You wait decades for an exhibition of erotically-tinged flower paintings by important twentieth-century American female artists (don’t you?), and then two show up at once. Like sexy, arty buses. The Tate has its Georgia O’Keeffe retrospective, and now Alison Jacques Gallery has just opened a show of surrealist Dorothea Tanning’s late-career paintings. Although she’s arguably still best known as the wife of modern art giant Max Ernst, Tanning outlived him by nearly 40 years, and in many ways deserves as much recognition as her hubby.

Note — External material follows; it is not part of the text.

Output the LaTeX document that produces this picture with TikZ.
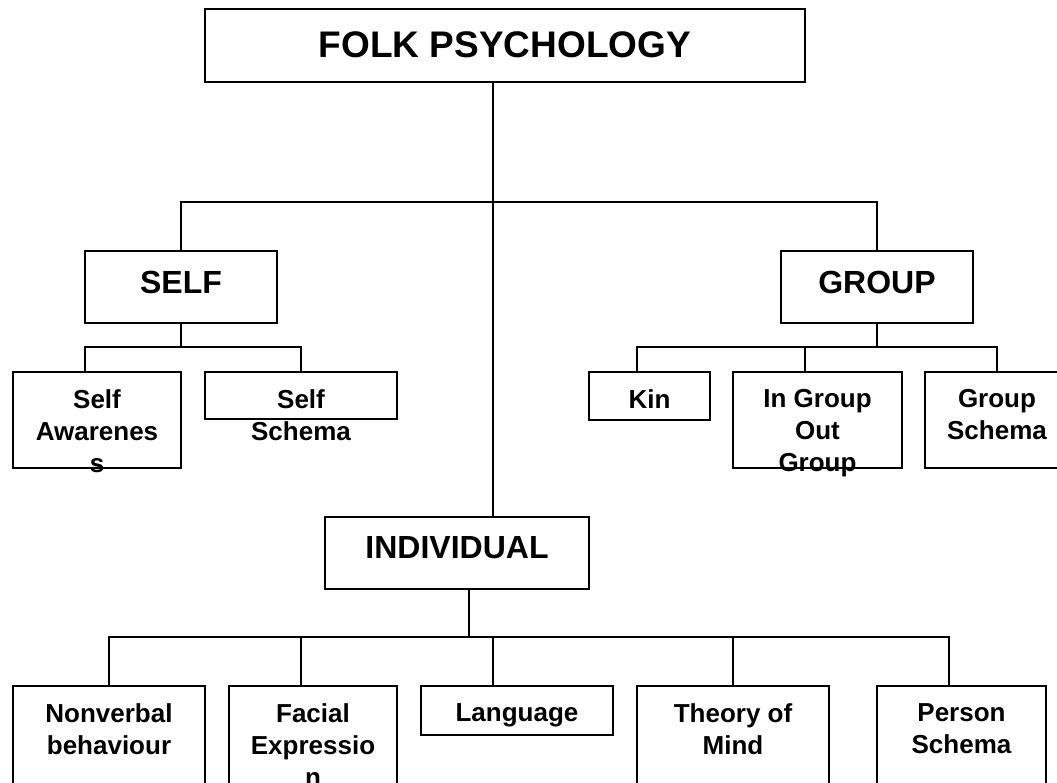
\documentclass[tikz,border=0pt]{standalone}
\usepackage{fontspec}
\setmainfont{Liberation Sans}
\usetikzlibrary{positioning}

\begin{document}
\begin{tikzpicture}[x=1pt,y=-1pt]
  \tikzset{
    box/.style={draw,line width=1.5pt,inner sep=0pt,outer sep=0pt,anchor=north west},
    bigtext/.style={font=\bfseries\fontsize{32}{38}\selectfont,anchor=base,inner sep=0pt},
    smalltext/.style={font=\bfseries\fontsize{26}{32}\selectfont,align=center,inner sep=0pt},
    link/.style={line width=1.5pt}
  }
  \useasboundingbox (0,0) rectangle (1057,782);
  \clip (0,0) rectangle (1057,782);

  % boxes
  \node[box,minimum width=600pt,minimum height=73pt] (folk) at (205,9) {};
  \node[box,minimum width=192pt,minimum height=72pt] (self) at (85,251) {};
  \node[box,minimum width=192pt,minimum height=72pt] (group) at (781,251) {};
  \node[box,minimum width=168pt,minimum height=96pt] (selfaw) at (13,372) {};
  \node[box,minimum width=192pt,minimum height=47pt] (selfsc) at (205,372) {};
  \node[box,minimum width=121pt,minimum height=48pt] (kin) at (589,372) {};
  \node[box,minimum width=169pt,minimum height=96pt] (ingroup) at (733,372) {};
  \node[box,minimum width=144pt,minimum height=96pt] (grpsch) at (925,372) {};
  \node[box,minimum width=264pt,minimum height=72pt] (indiv) at (325,517) {};
  \node[box,minimum width=192pt,minimum height=110pt] (nonverb) at (13,686) {};
  \node[box,minimum width=168pt,minimum height=110pt] (facial) at (229,686) {};
  \node[box,minimum width=192pt,minimum height=49pt] (lang) at (421,686) {};
  \node[box,minimum width=192pt,minimum height=110pt] (theory) at (637,686) {};
  \node[box,minimum width=169pt,minimum height=110pt] (person) at (877,686) {};

  % texts
  \node[bigtext,font=\bfseries\fontsize{37}{44}\selectfont] (folk-t) at ([yshift=-48pt]folk.north) {FOLK PSYCHOLOGY};
  \node[bigtext] (self-t) at ([yshift=-42pt]self.north) {SELF};
  \node[bigtext] (group-t) at ([yshift=-42pt]group.north) {GROUP};
  \node[bigtext] (indiv-t) at ([yshift=-41pt]indiv.north) {INDIVIDUAL};
  \node[smalltext,below=17pt of selfaw.north] (selfaw-t) {Self\\Awarenes\\s};
  \node[smalltext,below=17pt of selfsc.north] (selfsc-t) {Self\\Schema};
  \node[smalltext,below=17pt of kin.north] (kin-t) {Kin};
  \node[smalltext,below=17pt of ingroup.north] (ingroup-t) {In Group\\Out\\Group};
  \node[smalltext,below=17pt of grpsch.north] (grpsch-t) {Group\\Schema};
  \node[smalltext,below=17pt of nonverb.north] (nonverb-t) {Nonverbal\\behaviour};
  \node[smalltext,below=17pt of facial.north] (facial-t) {Facial\\Expressio\\n};
  \node[smalltext,below=17pt of lang.north] (lang-t) {Language};
  \node[smalltext,below=17pt of theory.north] (theory-t) {Theory of\\Mind};
  \node[smalltext,below=17pt of person.north] (person-t) {Person\\Schema};

  % connectors
  \coordinate (hub) at (493,202);
  \draw[link] ([xshift=-12pt]folk.south) -- ([xshift=36pt]indiv.north);
  \draw[link] (self.north) |- (hub) -| (group.north);

  \draw[link] (self.south) -- ++(0,24) coordinate (selfbus);
  \draw[link] ([xshift=-12pt]selfaw.north) |- (selfbus) -| (selfsc.north);

  \draw[link] (group.south) -- ++(0,24) coordinate (groupbus);
  \draw[link] ([xshift=-12.5pt]kin.north) |- (groupbus) -| (grpsch.north);
  \draw[link] ([xshift=-12.5pt]ingroup.north) -- ++(0,-25);

  \draw[link] ([xshift=12pt]indiv.south) -- ++(0,48) coordinate (indbus);
  \draw[link] (nonverb.north) |- (indbus) -| ([xshift=-12.5pt]person.north);
  \foreach \n/\s in {facial/-12,lang/-24,theory/0}
    \draw[link] ([xshift=\s pt]\n.north) -- ++(0,-49);
\end{tikzpicture}
\end{document}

In the late 1990s, Tanning was struck by a vision of a purple-coloured flower that she immediately committed to canvas. More soon followed, eventually becoming a series of 12. Six of them are on display here, alongside a number of preparatory drawings. Tanning painted from the mind’s eye, rather than life, and there’s something innately otherworldly about her creations. And what’s really interesting is just how varied they are: some resemble mollusc-like creatures; others, the landscapes of alien planets. In terms of their eroticism, they’re not massively fanny-like, but with their coiling stems, jagged petals and stamens rising like plumes of vapour, they possess a fierce, troubling kind of fecundity. Seriously: forget all those preconceptions about old ladies only painting twee pictures of hyacinths.

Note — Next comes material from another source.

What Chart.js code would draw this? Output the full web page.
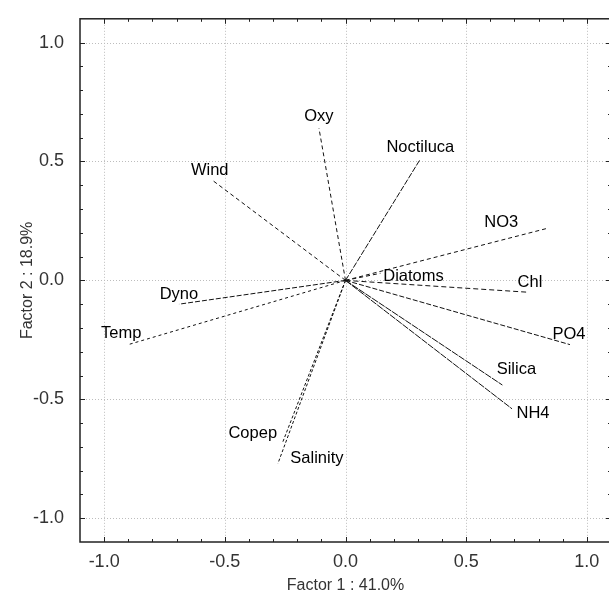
<!DOCTYPE html>
<html>
<head>
<meta charset="utf-8">
<script src="https://cdn.jsdelivr.net/npm/chart.js@4.4.1/dist/chart.umd.min.js"></script>
<style>
  html, body { margin: 0; padding: 0; background: #fff; overflow: hidden; }
  canvas { display: block; }
</style>
</head>
<body>
<canvas id="pcaChart" width="612" height="599"></canvas>
<script>
// loadings
const variables = ['Oxy', 'Noctiluca', 'Wind', 'NO3', 'Diatoms', 'Chl', 'Dyno', 'Temp', 'PO4', 'Silica', 'NH4', 'Copep', 'Salinity'];
const factor1 = [-0.11, 0.31, -0.55, 0.84, 0.145, 0.76, -0.69, -0.90, 0.93, 0.65, 0.69, -0.26, -0.28];
const factor2 = [0.64, 0.51, 0.42, 0.22, 0.03, -0.05, -0.10, -0.27, -0.27, -0.44, -0.54, -0.68, -0.77];
const tickValues = [-1.0, -0.5, 0.0, 0.5, 1.0];

// label placement (pixels from the end of each vector)
const labelOffsets = [[0, -12], [0, -12], [-3, -10], [-47, -6], [33, 3], [1, -10], [0, -10], [-7, -11], [-1, -10], [14, -16], [21, 5], [-30, -9], [39, -5]];
const dashes = [[4, 3], [6, 1.5], [4, 3], [4, 3], [4, 3], [5, 3], [5, 2], [3, 3], [5, 2], [7, 1], [7, 1], [3, 2], [3, 2]];

const FONT = '"Liberation Sans", Arial, sans-serif';

const datasets = variables.map(function (name, i) {
    return {
        label: name,
        data: [{ x: 0, y: 0 }, { x: factor1[i], y: factor2[i] }],
        showLine: true,
        borderColor: '#111',
        borderWidth: 1,
        borderDash: dashes[i],
        pointRadius: 0,
        fill: false
    };
});

// dotted grid, frame and inward minor ticks
const framePlugin = {
    id: 'frame',
    beforeDatasetsDraw: function (chart) {
        const ctx = chart.ctx;
        const a = chart.chartArea;
        const xs = chart.scales.x, ys = chart.scales.y;
        ctx.save();
        ctx.strokeStyle = '#bdbdbd';
        ctx.lineWidth = 1;
        ctx.setLineDash([1, 2]);
        tickValues.forEach(function (v) {
            const px = Math.round(xs.getPixelForValue(v)) + 0.5;
            const py = Math.round(ys.getPixelForValue(v)) + 0.5;
            ctx.beginPath(); ctx.moveTo(px, a.top); ctx.lineTo(px, a.bottom); ctx.stroke();
            ctx.beginPath(); ctx.moveTo(a.left, py); ctx.lineTo(a.right, py); ctx.stroke();
        });
        ctx.setLineDash([]);
        ctx.strokeStyle = '#222';
        ctx.lineWidth = 1;
        for (let k = -10; k <= 10; k++) {
            const v = k / 10;
            const len = (k % 5 === 0) ? 5 : 3;
            const px = Math.round(xs.getPixelForValue(v)) + 0.5;
            const py = Math.round(ys.getPixelForValue(v)) + 0.5;
            ctx.beginPath();
            ctx.moveTo(px, a.bottom); ctx.lineTo(px, a.bottom - len);
            ctx.moveTo(px, a.top); ctx.lineTo(px, a.top + len);
            ctx.moveTo(a.left, py); ctx.lineTo(a.left + len, py);
            ctx.moveTo(a.right, py); ctx.lineTo(a.right - len, py);
            ctx.stroke();
        }
        ctx.lineWidth = 1.5;
        ctx.strokeRect(a.left, a.top, a.right - a.left, a.bottom - a.top);
        ctx.restore();
    },
    afterDatasetsDraw: function (chart) {
        const ctx = chart.ctx;
        const xs = chart.scales.x, ys = chart.scales.y;
        ctx.save();
        ctx.font = '16.5px ' + FONT;
        ctx.fillStyle = '#000';
        ctx.textAlign = 'center';
        ctx.textBaseline = 'middle';
        variables.forEach(function (name, i) {
            const px = xs.getPixelForValue(factor1[i]) + labelOffsets[i][0];
            const py = ys.getPixelForValue(factor2[i]) + labelOffsets[i][1];
            ctx.fillText(name, px, py);
        });
        ctx.restore();
    }
};

const ctx = document.getElementById('pcaChart').getContext('2d');
const pcaChart = new Chart(ctx, {
    type: 'scatter',
    data: { datasets: datasets },
    options: {
        responsive: false,
        animation: false,
        layout: { padding: { top: 13, right: 1, left: 0, bottom: 0 } },
        plugins: {
            legend: { display: false },
            tooltip: { enabled: false }
        },
        scales: {
            x: {
                type: 'linear',
                min: -1.1,
                max: 1.1,
                afterBuildTicks: function (scale) {
                    scale.ticks = tickValues.map(function (v) { return { value: v }; });
                },
                afterFit: function (scale) { scale.height = 57; },
                grid: { display: false },
                border: { display: false },
                ticks: {
                    padding: 1,
                    color: '#333',
                    font: { family: FONT, size: 18 },
                    callback: function (value) { return value.toFixed(1); }
                },
                title: {
                    display: true,
                    text: 'Factor 1 : 41.0%',
                    color: '#333',
                    font: { family: FONT, size: 16 },
                    padding: { top: 0, bottom: 4 }
                }
            },
            y: {
                type: 'linear',
                min: -1.1,
                max: 1.1,
                afterBuildTicks: function (scale) {
                    scale.ticks = tickValues.map(function (v) { return { value: v }; });
                },
                afterFit: function (scale) { scale.width = 80; },
                grid: { display: false },
                border: { display: false },
                ticks: {
                    padding: 8,
                    color: '#333',
                    font: { family: FONT, size: 18 },
                    callback: function (value) { return value.toFixed(1); }
                },
                title: {
                    display: true,
                    text: 'Factor 2 : 18.9%',
                    color: '#333',
                    font: { family: FONT, size: 16 },
                    padding: { top: 18, bottom: 0 }
                }
            }
        }
    },
    plugins: [framePlugin]
});
</script>
</body>
</html>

Since they were only ever intended as sketches for the paintings, the drawings are inevitably less exciting. But they do reveal that for all the alleged compulsion behind the paintings, they were still masterfully composed and worked out. Where the O’Keeffe show is a sweeping survey of a whole career, this is a smaller-scale, more intimate window into a period of feverish creativity by a supremely accomplished artist in her eighties. And, for my money, it’s way better.